_Source material:_
____
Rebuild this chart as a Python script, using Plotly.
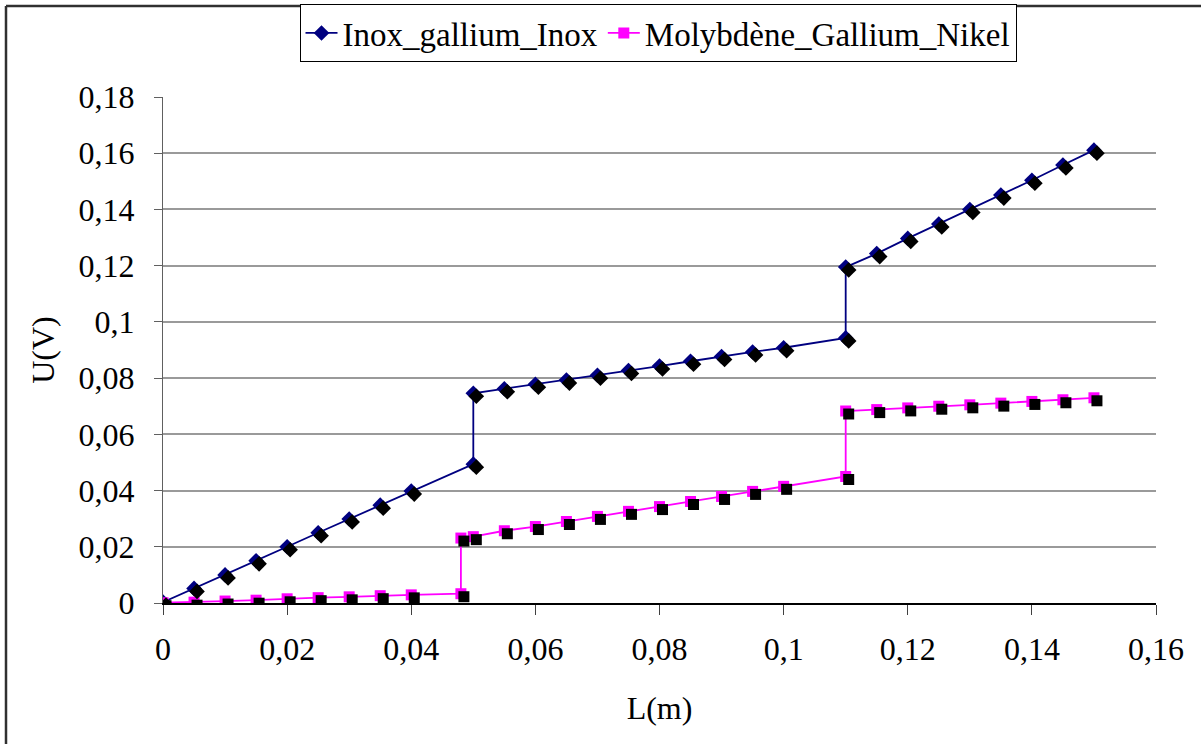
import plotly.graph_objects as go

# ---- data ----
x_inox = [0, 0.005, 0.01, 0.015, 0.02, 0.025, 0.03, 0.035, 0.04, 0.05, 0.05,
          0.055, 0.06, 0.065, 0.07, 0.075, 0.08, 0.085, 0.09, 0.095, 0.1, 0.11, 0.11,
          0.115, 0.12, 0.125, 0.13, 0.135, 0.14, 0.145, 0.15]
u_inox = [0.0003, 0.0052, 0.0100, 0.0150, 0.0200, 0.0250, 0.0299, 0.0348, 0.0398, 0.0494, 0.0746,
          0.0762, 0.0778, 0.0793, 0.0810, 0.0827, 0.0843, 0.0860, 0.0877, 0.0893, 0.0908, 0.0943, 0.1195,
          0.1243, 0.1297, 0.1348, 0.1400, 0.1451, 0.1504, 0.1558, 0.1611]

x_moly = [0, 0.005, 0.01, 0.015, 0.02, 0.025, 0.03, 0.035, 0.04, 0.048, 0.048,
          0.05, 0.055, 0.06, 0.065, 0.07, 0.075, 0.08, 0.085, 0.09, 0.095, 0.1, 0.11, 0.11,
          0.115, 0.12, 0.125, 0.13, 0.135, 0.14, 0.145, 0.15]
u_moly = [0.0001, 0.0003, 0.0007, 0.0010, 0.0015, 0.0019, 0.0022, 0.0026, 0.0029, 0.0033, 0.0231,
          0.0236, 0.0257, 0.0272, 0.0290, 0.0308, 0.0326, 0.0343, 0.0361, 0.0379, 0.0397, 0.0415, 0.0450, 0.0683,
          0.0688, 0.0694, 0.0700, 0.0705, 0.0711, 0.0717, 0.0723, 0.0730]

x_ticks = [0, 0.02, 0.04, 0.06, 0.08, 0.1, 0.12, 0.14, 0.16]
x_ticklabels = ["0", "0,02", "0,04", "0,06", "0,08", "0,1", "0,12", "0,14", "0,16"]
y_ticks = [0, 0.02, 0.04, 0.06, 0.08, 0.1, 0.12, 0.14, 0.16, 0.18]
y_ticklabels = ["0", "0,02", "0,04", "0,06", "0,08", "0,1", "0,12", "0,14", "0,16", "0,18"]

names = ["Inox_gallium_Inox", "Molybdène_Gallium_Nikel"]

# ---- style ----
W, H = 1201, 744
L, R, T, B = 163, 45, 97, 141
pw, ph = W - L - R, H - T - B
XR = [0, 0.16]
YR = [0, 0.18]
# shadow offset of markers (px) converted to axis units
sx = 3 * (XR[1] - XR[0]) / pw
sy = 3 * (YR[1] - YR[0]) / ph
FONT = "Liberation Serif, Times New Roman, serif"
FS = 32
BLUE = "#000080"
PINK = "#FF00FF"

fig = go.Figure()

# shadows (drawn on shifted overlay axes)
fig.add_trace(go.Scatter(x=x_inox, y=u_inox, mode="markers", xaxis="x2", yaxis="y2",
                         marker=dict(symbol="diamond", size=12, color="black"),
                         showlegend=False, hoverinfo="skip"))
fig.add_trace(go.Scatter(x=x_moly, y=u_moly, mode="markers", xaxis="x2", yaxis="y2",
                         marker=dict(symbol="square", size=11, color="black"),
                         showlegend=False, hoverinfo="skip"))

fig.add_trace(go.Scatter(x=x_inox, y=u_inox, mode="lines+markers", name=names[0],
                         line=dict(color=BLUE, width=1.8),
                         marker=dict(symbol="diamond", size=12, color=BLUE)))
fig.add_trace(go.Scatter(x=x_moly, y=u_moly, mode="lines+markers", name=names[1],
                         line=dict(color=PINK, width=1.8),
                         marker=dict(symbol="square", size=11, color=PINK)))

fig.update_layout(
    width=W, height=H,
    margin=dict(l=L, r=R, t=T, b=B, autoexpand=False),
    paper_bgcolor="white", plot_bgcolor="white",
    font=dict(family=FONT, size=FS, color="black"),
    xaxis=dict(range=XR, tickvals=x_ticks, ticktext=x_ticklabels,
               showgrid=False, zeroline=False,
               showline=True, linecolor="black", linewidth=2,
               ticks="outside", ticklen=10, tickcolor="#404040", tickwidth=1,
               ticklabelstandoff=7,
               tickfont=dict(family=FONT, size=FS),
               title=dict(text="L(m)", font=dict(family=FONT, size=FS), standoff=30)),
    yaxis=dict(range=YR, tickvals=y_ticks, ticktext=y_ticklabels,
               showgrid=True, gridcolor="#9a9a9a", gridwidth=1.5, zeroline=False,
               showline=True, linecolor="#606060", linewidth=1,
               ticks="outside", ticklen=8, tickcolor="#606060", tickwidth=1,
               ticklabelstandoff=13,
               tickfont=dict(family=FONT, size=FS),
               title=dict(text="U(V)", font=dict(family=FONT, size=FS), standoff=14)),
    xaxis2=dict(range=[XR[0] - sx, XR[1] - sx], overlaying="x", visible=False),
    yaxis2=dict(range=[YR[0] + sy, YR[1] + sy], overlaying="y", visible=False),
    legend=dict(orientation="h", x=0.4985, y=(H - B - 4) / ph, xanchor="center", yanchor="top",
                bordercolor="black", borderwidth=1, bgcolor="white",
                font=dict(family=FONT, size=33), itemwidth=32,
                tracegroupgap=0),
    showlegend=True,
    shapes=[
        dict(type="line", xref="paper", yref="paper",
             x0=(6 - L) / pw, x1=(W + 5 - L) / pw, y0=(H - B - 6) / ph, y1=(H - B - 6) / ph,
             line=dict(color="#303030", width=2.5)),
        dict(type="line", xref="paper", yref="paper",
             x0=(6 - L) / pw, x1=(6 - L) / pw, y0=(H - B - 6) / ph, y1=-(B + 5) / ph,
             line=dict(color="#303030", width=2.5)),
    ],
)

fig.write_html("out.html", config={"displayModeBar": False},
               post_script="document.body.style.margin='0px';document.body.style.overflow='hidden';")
____
_Exercise brief:_ Pictures excluded, repeat exactly the lines from the top of the material through the line with "import plotly.graph_objects as go", including both of those lines.

_Task output:_
Rebuild this chart as a Python script, using Plotly.
import plotly.graph_objects as go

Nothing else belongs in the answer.